In my personal opinion, graveyards are some of the most beautiful places in the world. They always catch my attention when I’m driving; I love passing little local ones when I’m driving, and I think that they’re absolutely beautiful and peaceful places in general. I absolutely love looking out over a sea of headstones of all shapes and sizes with inscriptions ranging from within my lifetime to centuries ago. There’s something so calming and reverential about them, and I think they’ve got a bot of a bad rep.
Now, of course, I’m not saying that some graveyards aren’t creepy as hell. Some of them are so old and run down that walking through them armed with just a flashlight on a full moon night would probably give me a heart attack, but all spooky atmosphere aside, I think that there’s a stigma that surrounds graveyards. For one; they aren’t always that creepy, especially in the daylight. Sure, most of them have a very distinct and old vibe to them, but when you actually get down to it, the sea of headstones is actually really beautiful; all different shapes, sizes, years, stories….it’s so strangely beautiful that I can’t help but stare. Not to mention the fact that they’re usually tucked away amongst the trees, usually on lovely grassy hills and if there are no flowers on the graves, there will probably be some wildflowers growing around some of the graves. And they’re usually very quiet. Save for the few cars that may drive by and the chirping of birds, they’re usually so peaceful and still that it’s hard for me to see anything but an unconventional beauty and sense of calm. Of course, aside from the general atmosphere, I think graveyards and cemeteries serve a purpose that just adds to their surreal beauty.

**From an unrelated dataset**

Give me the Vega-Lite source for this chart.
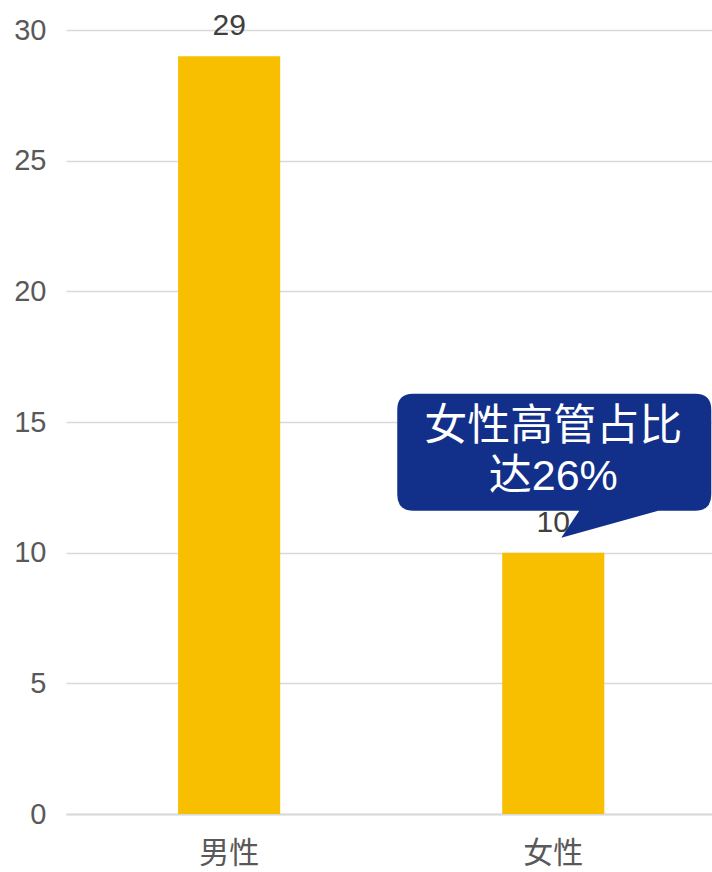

When you really get down to it, cemeteries are one of the most significant places in our society, both to the deceased and to the people who knew them. They’re a final resting place, where most likely the last tangible traces and stories of you will end up. Every headstone is a monument to someone who has passed, etched in stone as a way to make sure that those memories and monuments last. And when people visit them, they’re proving that those monuments aren’t useless; someone will come across them one day and know that the person buried under them once existed, once had a life of their own. And as existential as that is, it’s also incredibly significant, and, I think, a comforting thought.
Although they have a reputation for being creepy places and gateways for ghosts to follow you home, I still find myself drawn to the calm respite and serene importance of cemeteries and graveyards. So maybe stop by a local plot with some offerings for the dead if you have time, I’m sure they would appreciate the company.